A Pistol For Ringo (1965)/The Return of Ringo (1966) Arrow Video Blu-ray Review



Arrow comes up with another winner with 2 entertaining movies and plenty of special features making this Blu-ray a must-have.

A Pistol For Ringo Plot: An ‘angel-faced’ gunfighter is tasked with infiltrating a ranch overrun by Mexican bandits and saving their hostages, including the fiancée of the local sheriff.

Review: A handsome, clean-cut gunslinger named Ringo (Giuliano Gemma) is hired by a band of bandits to do some robbing and pillaging, but what they don’t know is that he’s been paid to infiltrate the gang to retrieve a pretty prisoner who is being held by the bandits. Ringo is a pretty ruthless killer, too: he’s a dead eye, and he never misses.
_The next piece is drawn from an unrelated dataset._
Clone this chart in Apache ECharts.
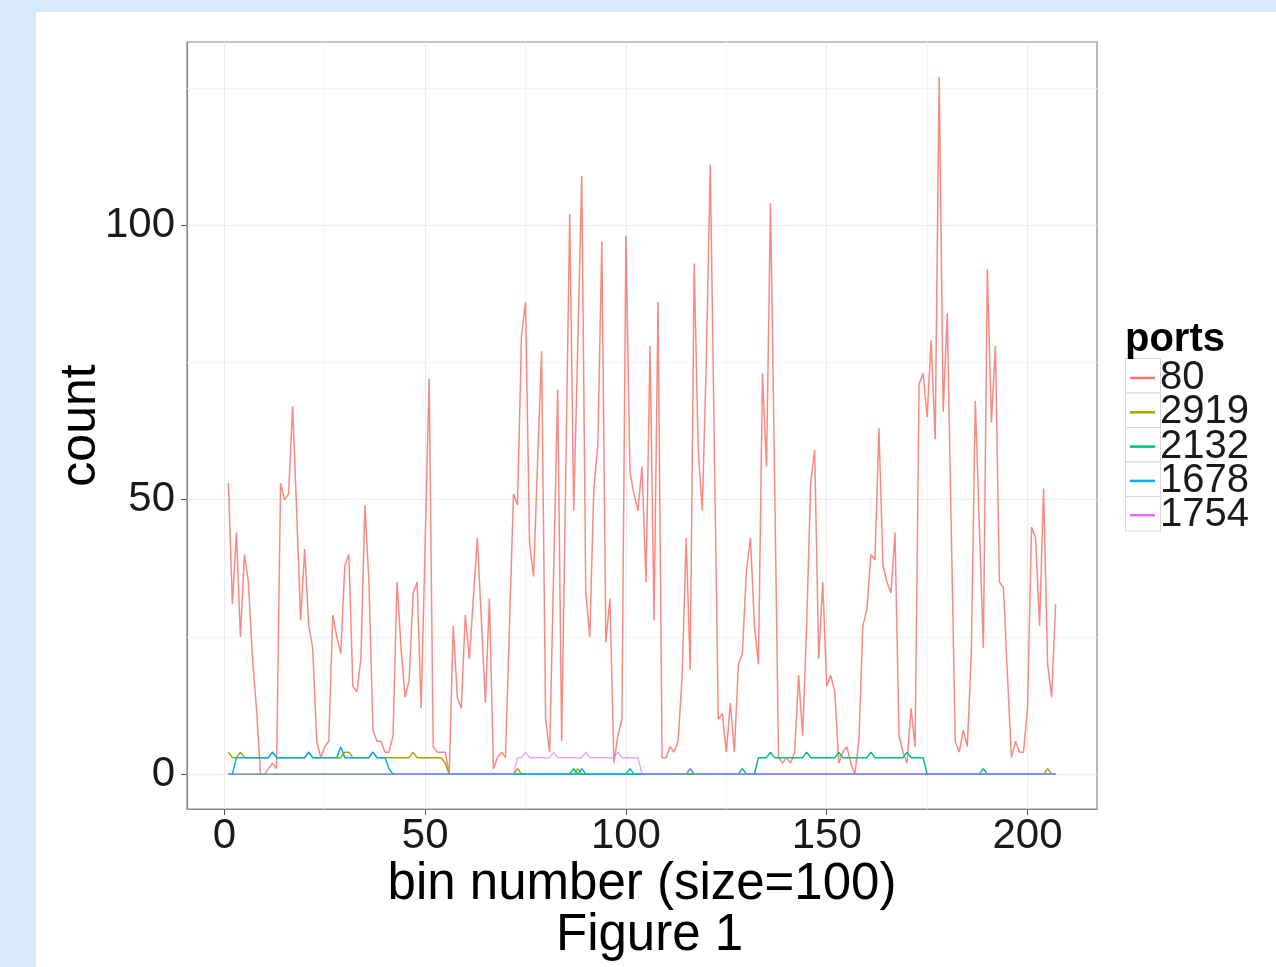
<!DOCTYPE html>
<html>
<head>
<meta charset="UTF-8">
<title>ports</title>
<script src="https://cdn.jsdelivr.net/npm/echarts@6/dist/echarts.min.js"></script>
<style>
    body { margin: 0; padding: 0; background: #d6e9fd; }
    #page { position: absolute; left: 36px; top: 12px; right: 0; bottom: 0; background: #fff; }
    #chart { position: absolute; left: 0; top: 0; width: 1276px; height: 967px; }
</style>
</head>
<body>
<div id="page"></div>
<div id="chart"></div>
<script>
    // counts per bin (bins 1..207)
    var port80 = [
        53,31,44,25,40,35,21,12,0,0, 1,2,1,53,50,51,67,48,28,41,
        27,23,6,3,5,6,29,25,22,38, 40,16,15,21,49,35,8,6,6,4,
        4,7,35,23,14,17,33,35,12,42, 72,5,4,4,4,0,27,14,12,29,
        21,32,43,28,13,32,1,3,4,3, 27,51,49,80,86,42,36,57,77,10,
        4,37,70,6,54,102,48,78,109,33, 25,52,60,97,24,32,2,7,10,98,
        55,51,48,56,35,78,28,86,3,3, 5,4,6,18,43,19,93,59,48,75,
        111,60,10,11,4,13,4,20,22,37, 43,27,20,73,56,104,55,3,2,3,
        2,4,18,7,27,53,59,21,35,16, 18,15,2,4,5,2,0,6,27,30,
        40,39,63,38,35,33,44,7,4,2, 12,5,71,73,65,79,61,127,66,84,
        45,6,4,8,5,22,68,45,23,92, 64,78,35,34,18,3,6,4,4,12,
        45,43,27,52,20,14,31
    ];
    var port2919 = [
        4,3,3,4,3,3,3,3,3,3,3,4,3,3,3,3,3,3,3,3,
        4,3,3,3,3,3,3,3,3,4,4,3,3,3,3,3,4,3,3,3,
        3,3,3,3,3,3,4,3,3,3,3,3,3,3,2,0,0,0,0,0,
        0,0,0,0,0,0,0,0,0,0,0,0,1,0,0,0,0,0,0,0,
        0,0,0,0,0,0,0,1,0,0,0,0,0,0,0,0,0,0,0,0,
        0,0,0,0,0,0,0,0,0,0,0,0,0,0,0,0,0,0,0,0,
        0,0,0,0,0,0,0,0,0,0,0,0,0,0,0,0,0,0,0,0,
        0,0,0,0,0,0,0,0,0,0,0,0,0,0,0,0,0,0,0,0,
        0,0,0,0,0,0,0,0,0,0,0,0,0,0,0,0,0,0,0,0,
        0,0,0,0,0,0,0,0,0,0,0,0,0,0,0,0,0,0,0,0,
        0,0,0,0,1,0,0
    ];
    var port2132 = [
        0,0,0,0,0,0,0,0,0,0,0,0,0,0,0,0,0,0,0,0,
        0,0,0,0,0,0,0,0,0,0,0,0,0,0,0,0,0,0,0,0,
        0,0,0,0,0,0,0,0,0,0,0,0,0,0,0,0,0,0,0,0,
        0,0,0,0,0,0,0,0,0,0,0,0,0,0,0,0,0,0,0,0,
        0,0,0,0,0,0,1,0,0,0,0,0,0,0,0,0,0,0,0,0,
        0,0,0,0,0,0,0,0,0,0,0,0,0,0,0,0,0,0,0,0,
        0,0,0,0,0,0,0,0,1,0,0,0,3,3,3,4,3,3,3,3,
        3,3,3,3,4,3,3,3,3,3,3,3,4,3,3,3,3,3,3,3,
        4,3,3,3,3,3,3,3,3,4,3,3,3,3,0,0,0,0,0,0,
        0,0,0,0,0,0,0,0,1,0,0,0,0,0,0,0,0,0,0,0,
        0,0,0,0,0,0,0
    ];
    var port1678 = [
        0,0,3,3,3,3,3,3,3,3,3,4,3,3,3,3,3,3,3,3,
        4,3,3,3,3,3,3,3,5,3,3,3,3,3,3,3,4,3,3,3,
        1,0,0,0,0,0,0,0,0,0,0,0,0,0,0,0,0,0,0,0,
        0,0,0,0,0,0,0,0,0,0,0,0,0,0,0,0,0,0,0,0,
        0,0,0,0,0,0,0,0,1,0,0,0,0,0,0,0,0,0,0,0,
        1,0,0,0,0,0,0,0,0,0,0,0,0,0,0,1,0,0,0,0,
        0,0,0,0,0,0,0,0,0,0,0,0,0,0,0,0,0,0,0,0,
        0,0,0,0,0,0,0,0,0,0,0,0,0,0,0,0,0,0,0,0,
        0,0,0,0,0,0,0,0,0,0,0,0,0,0,0,0,0,0,0,0,
        0,0,0,0,0,0,0,0,0,0,0,0,0,0,0,0,0,0,0,0,
        0,0,0,0,0,0,0
    ];
    var port1754 = [
        0,0,0,0,0,0,0,0,0,0,0,0,0,0,0,0,0,0,0,0,
        0,0,0,0,0,0,0,0,0,0,0,0,0,0,0,0,0,0,0,0,
        0,0,0,0,0,0,0,0,0,0,0,0,0,0,0,0,0,0,0,0,
        0,0,0,0,0,0,0,0,0,0,0,0,3,3,4,3,3,3,3,3,
        3,4,3,3,3,3,3,3,3,4,3,3,3,3,3,3,3,4,3,3,
        3,3,3,0,0,0,0,0,0,0,0,0,0,0,0,1,0,0,0,0,
        0,0,0,0,0,0,0,0,0,0,0,0,0,0,0,0,0,0,0,0,
        0,0,0,0,0,0,0,0,0,0,0,0,0,0,0,0,0,0,0,0,
        0,0,0,0,0,0,0,0,0,0,0,0,0,0,0,0,0,0,0,0,
        0,0,0,0,0,0,0,0,0,0,0,0,0,0,0,0,0,0,0,0,
        0,0,0,0,0,0,0
    ];

    var portNames = ['80', '2919', '2132', '1678', '1754'];
    var portColors = ['#F8766D', '#A3A500', '#00BF7D', '#00B0F6', '#E76BF3'];
    var xTicks = [0, 50, 100, 150, 200];
    var xMinor = [25, 75, 125, 175];
    var yTicks = [0, 50, 100];
    var yMinor = [25, 75, 125];

    var bins = [];
    for (var i = 0; i < port80.length; i++) bins.push(i + 1);

    function pairs(vals) {
        return vals.map(function (v, i) { return [bins[i], v]; });
    }

    var font = '"Liberation Sans", Arial, sans-serif';
    var chart = echarts.init(document.getElementById('chart'), null, {renderer: 'canvas'});

    var minorStyle = {type: 'solid', color: '#f4f4f4', width: 1};
    var majorStyle = {type: 'solid', color: '#ebebeb', width: 1.2};
    var gridLines = []
        .concat(xMinor.map(function (v) { return {xAxis: v, lineStyle: minorStyle}; }))
        .concat(yMinor.map(function (v) { return {yAxis: v, lineStyle: minorStyle}; }))
        .concat(xTicks.map(function (v) { return {xAxis: v, lineStyle: majorStyle}; }))
        .concat(yTicks.map(function (v) { return {yAxis: v, lineStyle: majorStyle}; }));

    var series = [{
        name: 'grid',
        type: 'line',
        data: [],
        z: 1,
        silent: true,
        markLine: {
            silent: true,
            z: 1,
            symbol: ['none', 'none'],
            label: {show: false},
            lineStyle: {type: 'solid'},
            animation: false,
            data: gridLines
        }
    }];
    var allData = [port80, port2919, port2132, port1678, port1754];
    allData.forEach(function (vals, k) {
        series.push({
            name: portNames[k],
            type: 'line',
            data: pairs(vals),
            showSymbol: false,
            symbol: 'none',
            z: 2 + k,
            color: portColors[k],
            lineStyle: {width: 1.5, color: portColors[k], opacity: k === 4 ? 0.6 : (k === 0 ? 0.85 : 1)}
        });
    });

    var rowH = 34.5;
    var keyBoxes = portNames.map(function (n, k) {
        return {
            type: 'rect',
            left: 1125, top: 358 + k * rowH,
            shape: {width: 35, height: rowH},
            style: {fill: '#fff', stroke: '#d9d9d9', lineWidth: 1},
            z: 0
        };
    });

    chart.setOption({
        animation: false,
        backgroundColor: 'transparent',
        textStyle: {fontFamily: font},
        title: [
            {text: 'ports', left: 1125, top: 320, padding: 0,
             textStyle: {fontSize: 40, fontWeight: 'bold', color: '#000', fontFamily: font}},
            {text: 'Figure 1', left: 556, top: 910, padding: 0,
             textStyle: {fontSize: 51, fontWeight: 'normal', color: '#000', fontFamily: font}}
        ],
        graphic: keyBoxes,
        legend: {
            data: portNames,
            orient: 'vertical',
            left: 1130, top: 358,
            padding: 0,
            icon: 'rect',
            itemWidth: 25, itemHeight: 2.5,
            itemGap: -5.7,
            textStyle: {fontSize: 40, color: '#1a1a1a', fontFamily: font}
        },
        grid: {left: 187, top: 42, width: 910, height: 767, show: true,
               borderColor: '#8a8a8a', borderWidth: 1.2, backgroundColor: '#fff'},
        xAxis: {
            type: 'value', min: -9.3, max: 217.3,
            name: 'bin number (size=100)', nameLocation: 'middle', nameGap: 50,
            nameMoveOverlap: false,
            nameTextStyle: {fontSize: 51, color: '#000', fontFamily: font},
            axisLine: {show: true, onZero: false, lineStyle: {color: '#8a8a8a', width: 1.2}},
            axisTick: {show: true, length: 6, customValues: xTicks, lineStyle: {color: '#555'}},
            axisLabel: {customValues: xTicks, fontSize: 42, color: '#1a1a1a', margin: 6, fontFamily: font},
            splitLine: {show: false}
        },
        yAxis: {
            type: 'value', min: -6.35, max: 133.35,
            name: 'count', nameLocation: 'middle', nameGap: 81, nameRotate: 90,
            nameMoveOverlap: false,
            nameTextStyle: {fontSize: 50, color: '#000', fontFamily: font},
            axisLine: {show: true, onZero: false, lineStyle: {color: '#8a8a8a', width: 1.2}},
            axisTick: {show: true, length: 6, customValues: yTicks, lineStyle: {color: '#555'}},
            axisLabel: {customValues: yTicks, fontSize: 42, color: '#1a1a1a', margin: 12, fontFamily: font},
            splitLine: {show: false}
        },
        series: series
    });
</script>
</body>
</html>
When the bandits discover his true identity, they take his gun away and break his gun hand, which is basically like chopping his arm off, and he spends the rest of the time trying to get a gun and learning how to shoot with his opposite hand so that he can get some revenge!

The Return of Ringo Plot: A returning Union Officer discovers that his home has been overrun by Mexican bandits, and infiltrates the gang to restore order and determine if his wife has been faithful to him.
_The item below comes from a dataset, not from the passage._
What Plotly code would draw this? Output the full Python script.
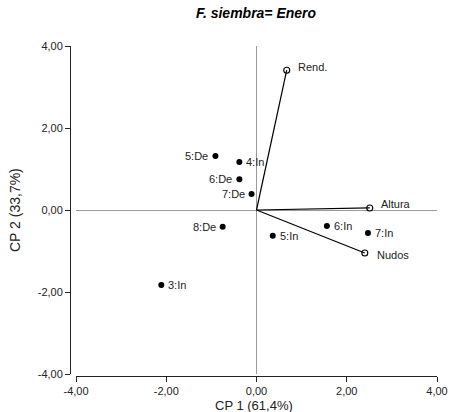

Review: Ringo (played again by Giuliano Gemma) has just returned from the Civil War, only to find that his wife and daughter have been taken by a band of high-class thieves and bandits living in a compound in Mexico. Ringo dyes his hair and grows a beard and makes himself look like a Mexican peasant and he begs for a job at the compound. He’s given a peasant’s job and spit on and abused, but he does it willingly to get close to his wife and little girl. Gradually, over weeks, Ringo has revealed himself to his wife, who can’t believe he’s still alive, and with her impending forced marriage to the boss of the ranch, Ringo only has a limited time to stage a revolt with the peasant slaves against their sadistic masters.

In the wake of Sergio Leone’s Man with No Name trilogy, Italy created an industry out of like-minded and styled spaghetti westerns, and these two Ringo movies are exactly the sort of thing that was getting made during that time. Both have scores by Ennio Morricone, and while the music isn’t as iconic as some of his other western scores, they’re both very serviceable to the films. These two original Ringo films (there were more without Gemma) are comparable to Sergio Corbucci’s Django, and if you’re a fan of these sorts of shoot-’em-ups, then there’s no reason why you won’t dig these.

Arrow’s new Blu-ray release contain 2K-transfers, which look much improved over the transfers previously available on DVD in a 4-pack set from Timeless Media. Special features include audio commentaries by genre specialists C. Courtney Joyner and Henry C. Parke, as well as archival featurettes, interviews, and more.